[What you are asked to do]
Without the pictures, repeat the listing character for character.

[Material provided]
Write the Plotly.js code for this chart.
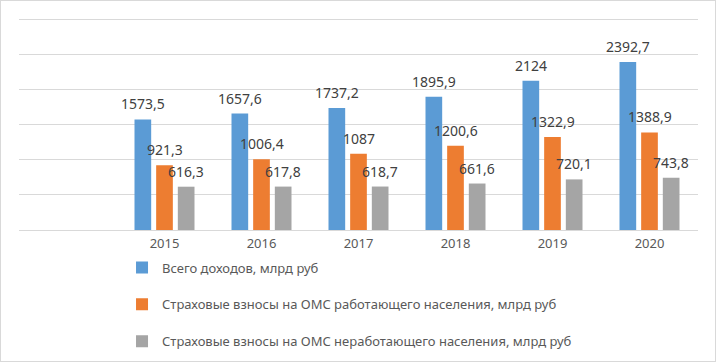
<!DOCTYPE html>
<html>
<head>
<meta charset="utf-8">
<script src="https://cdn.plot.ly/plotly-3.0.1.min.js"></script>
<style>
  html, body { margin: 0; padding: 0; background: #fff; }
  #frame { width: 716px; height: 362px; box-sizing: border-box; border: 1px solid #d9d9d9; overflow: hidden; }
  #chart { width: 714px; height: 360px; }
</style>
</head>
<body>
<div id="frame"><div id="chart"></div></div>
<script>
const years = ['2015', '2016', '2017', '2018', '2019', '2020'];
const seriesNames = [
  'Всего доходов, млрд руб',
  'Страховые взносы на ОМС работающего населения, млрд руб',
  'Страховые взносы на ОМС неработающего населения, млрд руб'
];
const totalIncome = [1573.5, 1657.6, 1737.2, 1895.9, 2124, 2392.7];
const workingContrib = [921.3, 1006.4, 1087, 1200.6, 1322.9, 1388.9];
const nonWorkingContrib = [616.3, 617.8, 618.7, 661.6, 720.1, 743.8];
const labelsTotal = ['1573,5', '1657,6', '1737,2', '1895,9', '2124', '2392,7'];
const labelsWorking = ['921,3', '1006,4', '1087', '1200,6', '1322,9', '1388,9'];
const labelsNonWorking = ['616,3', '617,8', '618,7', '661,6', '720,1', '743,8'];

const colors = ['#5B9BD5', '#ED7D31', '#A5A5A5'];
const allValues = [totalIncome, workingContrib, nonWorkingContrib];
const allLabels = [labelsTotal, labelsWorking, labelsNonWorking];
const shifts = [-21.7, 0, 21.7];
const FONT = '"Noto Sans", "DejaVu Sans", sans-serif';

const traces = allValues.map((vals, i) => ({
  type: 'bar',
  name: seriesNames[i],
  x: years,
  y: vals,
  marker: { color: colors[i], line: { width: 0 } },
  legendgroup: 'g' + i,
  hoverinfo: 'x+y'
}));

// data labels: x given as category index (numeric-looking category names are otherwise read as indices)
const annotations = [];
allValues.forEach((vals, i) => {
  vals.forEach((v, j) => {
    annotations.push({
      x: j, y: v, xref: 'x', yref: 'y',
      text: allLabels[i][j], showarrow: false,
      xanchor: 'center', yanchor: 'middle',
      xshift: shifts[i], yshift: 15.5,
      font: { family: FONT, size: 14, color: '#404040' }
    });
  });
});

const layout = {
  width: 714, height: 360,
  margin: { l: 18, r: 17, t: 14, b: 131, autoexpand: false },
  paper_bgcolor: '#ffffff', plot_bgcolor: '#ffffff',
  barmode: 'group', bargap: 0.33, bargroupgap: 0.23,
  xaxis: {
    type: 'category', range: [-1.5, 5.5],
    showgrid: false, zeroline: false, showline: false, ticks: '',
    ticklabelstandoff: 4, automargin: false,
    tickfont: { family: FONT, size: 13, color: '#595959' }
  },
  yaxis: {
    range: [0, 3060], tick0: 0, dtick: 500, showticklabels: false,
    showgrid: true, gridcolor: '#d9d9d9', gridwidth: 1,
    zeroline: true, zerolinecolor: '#d9d9d9', zerolinewidth: 1,
    showline: false, ticks: '', automargin: false
  },
  showlegend: true,
  legend: {
    orientation: 'v',
    xref: 'container', x: 0.1695, xanchor: 'left',
    yref: 'container', y: 0.3014, yanchor: 'top',
    tracegroupgap: 17, bgcolor: 'rgba(0,0,0,0)',
    font: { family: FONT, size: 13, color: '#595959' }
  },
  annotations: annotations,
  font: { family: FONT }
};

Plotly.newPlot('chart', traces, layout, { displayModeBar: false, staticPlot: true });
</script>
</body>
</html>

[Response to the exercise]
Write the Plotly.js code for this chart.
<!DOCTYPE html>
<html>
<head>
<meta charset="utf-8">
<script src="https://cdn.plot.ly/plotly-3.0.1.min.js"></script>
<style>
  html, body { margin: 0; padding: 0; background: #fff; }
  #frame { width: 716px; height: 362px; box-sizing: border-box; border: 1px solid #d9d9d9; overflow: hidden; }
  #chart { width: 714px; height: 360px; }
</style>
</head>
<body>
<div id="frame"><div id="chart"></div></div>
<script>
const years = ['2015', '2016', '2017', '2018', '2019', '2020'];
const seriesNames = [
  'Всего доходов, млрд руб',
  'Страховые взносы на ОМС работающего населения, млрд руб',
  'Страховые взносы на ОМС неработающего населения, млрд руб'
];
const totalIncome = [1573.5, 1657.6, 1737.2, 1895.9, 2124, 2392.7];
const workingContrib = [921.3, 1006.4, 1087, 1200.6, 1322.9, 1388.9];
const nonWorkingContrib = [616.3, 617.8, 618.7, 661.6, 720.1, 743.8];
const labelsTotal = ['1573,5', '1657,6', '1737,2', '1895,9', '2124', '2392,7'];
const labelsWorking = ['921,3', '1006,4', '1087', '1200,6', '1322,9', '1388,9'];
const labelsNonWorking = ['616,3', '617,8', '618,7', '661,6', '720,1', '743,8'];

const colors = ['#5B9BD5', '#ED7D31', '#A5A5A5'];
const allValues = [totalIncome, workingContrib, nonWorkingContrib];
const allLabels = [labelsTotal, labelsWorking, labelsNonWorking];
const shifts = [-21.7, 0, 21.7];
const FONT = '"Noto Sans", "DejaVu Sans", sans-serif';

const traces = allValues.map((vals, i) => ({
  type: 'bar',
  name: seriesNames[i],
  x: years,
  y: vals,
  marker: { color: colors[i], line: { width: 0 } },
  legendgroup: 'g' + i,
  hoverinfo: 'x+y'
}));

// data labels: x given as category index (numeric-looking category names are otherwise read as indices)
const annotations = [];
allValues.forEach((vals, i) => {
  vals.forEach((v, j) => {
    annotations.push({
      x: j, y: v, xref: 'x', yref: 'y',
      text: allLabels[i][j], showarrow: false,
      xanchor: 'center', yanchor: 'middle',
      xshift: shifts[i], yshift: 15.5,
      font: { family: FONT, size: 14, color: '#404040' }
    });
  });
});

const layout = {
  width: 714, height: 360,
  margin: { l: 18, r: 17, t: 14, b: 131, autoexpand: false },
  paper_bgcolor: '#ffffff', plot_bgcolor: '#ffffff',
  barmode: 'group', bargap: 0.33, bargroupgap: 0.23,
  xaxis: {
    type: 'category', range: [-1.5, 5.5],
    showgrid: false, zeroline: false, showline: false, ticks: '',
    ticklabelstandoff: 4, automargin: false,
    tickfont: { family: FONT, size: 13, color: '#595959' }
  },
  yaxis: {
    range: [0, 3060], tick0: 0, dtick: 500, showticklabels: false,
    showgrid: true, gridcolor: '#d9d9d9', gridwidth: 1,
    zeroline: true, zerolinecolor: '#d9d9d9', zerolinewidth: 1,
    showline: false, ticks: '', automargin: false
  },
  showlegend: true,
  legend: {
    orientation: 'v',
    xref: 'container', x: 0.1695, xanchor: 'left',
    yref: 'container', y: 0.3014, yanchor: 'top',
    tracegroupgap: 17, bgcolor: 'rgba(0,0,0,0)',
    font: { family: FONT, size: 13, color: '#595959' }
  },
  annotations: annotations,
  font: { family: FONT }
};

Plotly.newPlot('chart', traces, layout, { displayModeBar: false, staticPlot: true });
</script>
</body>
</html>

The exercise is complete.